Renewable energy

Germans pay dearly for ‘energy transformation’

Published on 2 September 2013 at 15:21

The policy of “energy transformation” undertaken by Germany in the 2000 could result in a 20 per cent increase in the cost of electricity to consumers in 2014, announces Süddeutsche Zeitung, on the eve of the presentation of a report by the Federal Monopolies Commission, which has examined the impact of the shift to renewables. The daily calculates the additional cost to householders at €40 per year, even though “the market price of electricity has not been so low in years.”

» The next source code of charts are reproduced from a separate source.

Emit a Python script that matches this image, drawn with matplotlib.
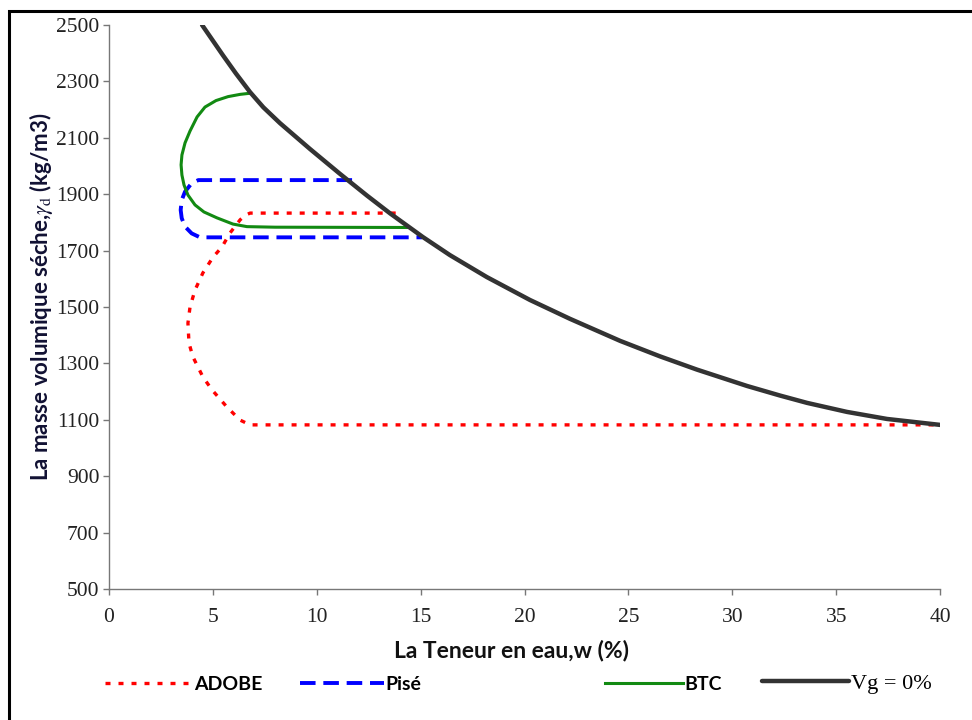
import matplotlib
matplotlib.use("Agg")
import matplotlib.pyplot as plt
from matplotlib.patches import Rectangle

plt.rcParams['font.family'] = ['Liberation Serif', 'DejaVu Serif']
plt.rcParams['mathtext.fontset'] = 'stix'

# ---- data ----
adobe_w = [13.8, 6.79, 6.55, 6.31, 5.82, 5.44, 5.01, 4.52, 4.14, 3.90, 3.80, 3.85, 4.04, 4.52, 4.96, 5.68, 6.31, 6.79, 40.0]
adobe_g = [1833, 1833, 1825, 1809, 1762, 1713, 1677, 1621, 1560, 1500, 1443, 1372, 1323, 1252, 1206, 1145, 1099, 1082, 1082]

pise_w = [11.7, 4.30, 3.98, 3.66, 3.50, 3.45, 3.50, 3.66, 3.98, 4.38, 15.07]
pise_g = [1950, 1950, 1939, 1909, 1879, 1844, 1815, 1785, 1761, 1747, 1747]

btc_w = [6.79, 6.31, 5.73, 5.15, 4.62, 4.24, 3.90, 3.66, 3.51, 3.47, 3.51, 3.61, 3.80, 4.14, 4.57,
         5.20, 5.97, 6.64, 7.99, 14.34]
btc_g = [2258, 2254, 2246, 2232, 2209, 2174, 2124, 2082, 2039, 2004, 1968, 1933, 1897, 1862, 1837,
         1816, 1794, 1785, 1783, 1782]

vg_w = [4.48, 5.49, 6.11, 6.79, 7.43, 8.23, 9.68, 11.12, 12.42, 13.53, 15.11, 16.41, 18.19, 20.26,
        22.19, 24.60, 26.52, 28.30, 30.71, 32.30, 33.60, 35.52, 37.45, 40.0]
vg_g = [2500, 2392, 2328, 2262, 2208, 2152, 2060, 1972, 1895, 1832, 1748, 1684, 1606, 1525,
        1458, 1380, 1325, 1278, 1220, 1186, 1160, 1128, 1103, 1082]

x_ticks = [0, 5, 10, 15, 20, 25, 30, 35, 40]
y_ticks = [500, 700, 900, 1100, 1300, 1500, 1700, 1900, 2100, 2300, 2500]

labels = ["ADOBE", "Pisé", "BTC", "Vg = 0%"]
xlabel = "La Teneur en eau,w (%)"
ylabel = "La masse volumique séche,$\\gamma_{\\mathrm{d}}$ (kg/m3)"

# ---- figure ----
fig = plt.figure(figsize=(9.72, 7.2), dpi=100)
ax = fig.add_axes([109/972, 1-589/720, (940-109)/972, (589-25)/720])

l_adobe, = ax.plot(adobe_w, adobe_g, color="#ff0000", lw=2.4, linestyle=(0, (1.5, 2.4)),
                   dash_capstyle="butt", zorder=2)
l_pise, = ax.plot(pise_w, pise_g, color="#0000ff", lw=2.8, linestyle=(0, (4.0, 2.0)),
                  dash_capstyle="butt", zorder=2)
l_btc, = ax.plot(btc_w, btc_g, color="#128a12", lw=2.2, zorder=3)
l_vg, = ax.plot(vg_w, vg_g, color="#333333", lw=3.2, zorder=4, solid_capstyle="round")

ax.set_xlim(0, 40)
ax.set_ylim(500, 2500)
ax.set_xticks(x_ticks, labels=[str(v) for v in x_ticks], fontfamily="Liberation Serif")
ax.set_yticks(y_ticks, labels=[str(v) for v in y_ticks], fontfamily="Liberation Serif")

for s in ["top", "right"]:
    ax.spines[s].set_visible(False)
for s in ["left", "bottom"]:
    ax.spines[s].set_color("#777777")
    ax.spines[s].set_linewidth(1.0)

ax.tick_params(direction="out", length=4.5, width=1, color="#777777",
               labelsize=15.5, labelcolor="#222222")
ax.tick_params(axis="y", pad=2.5)
ax.tick_params(axis="x", pad=9)

ax.set_xlabel(xlabel, fontfamily="Lato", fontweight="bold", fontsize=16.5, color="#111111")
ax.set_ylabel(ylabel, fontfamily="Lato", fontweight="bold", fontsize=16, color="#111133")
ax.xaxis.set_label_coords(0.484, -0.090)
ax.yaxis.set_label_coords(-0.065, 0.518)

# ---- legend entries below the axes ----
entries = [
    (l_adobe, labels[0], 105, dict(family="Lato", weight="bold", size=14), 4.5),
    (l_pise, labels[1], 300, dict(family="Lato", weight="bold", size=14), 4.3),
    (l_btc, labels[2], 605, dict(family="Lato", weight="bold", size=14), 4.0),
    (l_vg, labels[3], 762, dict(family="Liberation Serif", size=16), 3.9),
]
for h, t, x0, prop, hl in entries:
    fig.legend(handles=[h], labels=[t], loc="center left",
               bbox_to_anchor=(x0/972, 1-684/720), frameon=False,
               prop=prop, handlelength=hl, handletextpad=0.1,
               borderpad=0, borderaxespad=0)

# ---- outer frame (top and left visible) ----
fig.add_artist(Rectangle((9/972, -0.05), 1.2, 1-11/720+0.05, transform=fig.transFigure,
                         fill=False, lw=2.2, edgecolor="black", clip_on=False))

fig.savefig("out.png", dpi=100)
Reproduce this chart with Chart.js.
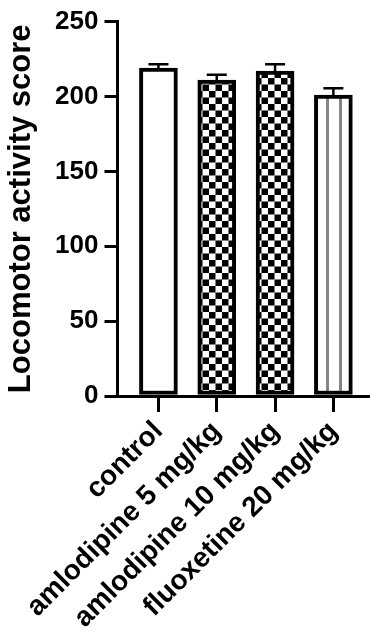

The paradox is explained by the amount added to energy bills by funding for the “energy transformation” policy. As the daily points out, “the more extensive supply of energy has lowered the market price.” But to avoid losing money, the operators, who have to pay producers a fixed price for green energy, have passed on the difference between the fixed rate and the market price to their customers: “And the more market price declines, the more this cost weighs on consumers.”

Dissent over what Süddeutsche Zeitung describes as this “absurd” model is growing in Germany, and the daily is not the only critical voice in the German press. This week’s Der Spiegel has published a feature on the “Ghost in the power supply,” which is threatening to undermine the energy transformation policy. The outcry has reached a point where Chancellor Angela Merkel has pledged that the 2000 law will be reformed after the elections on September 22, while her social-democratic rival Peer Steinbrück has described her management of the issue as “disastrous”, reports Der Spiegel.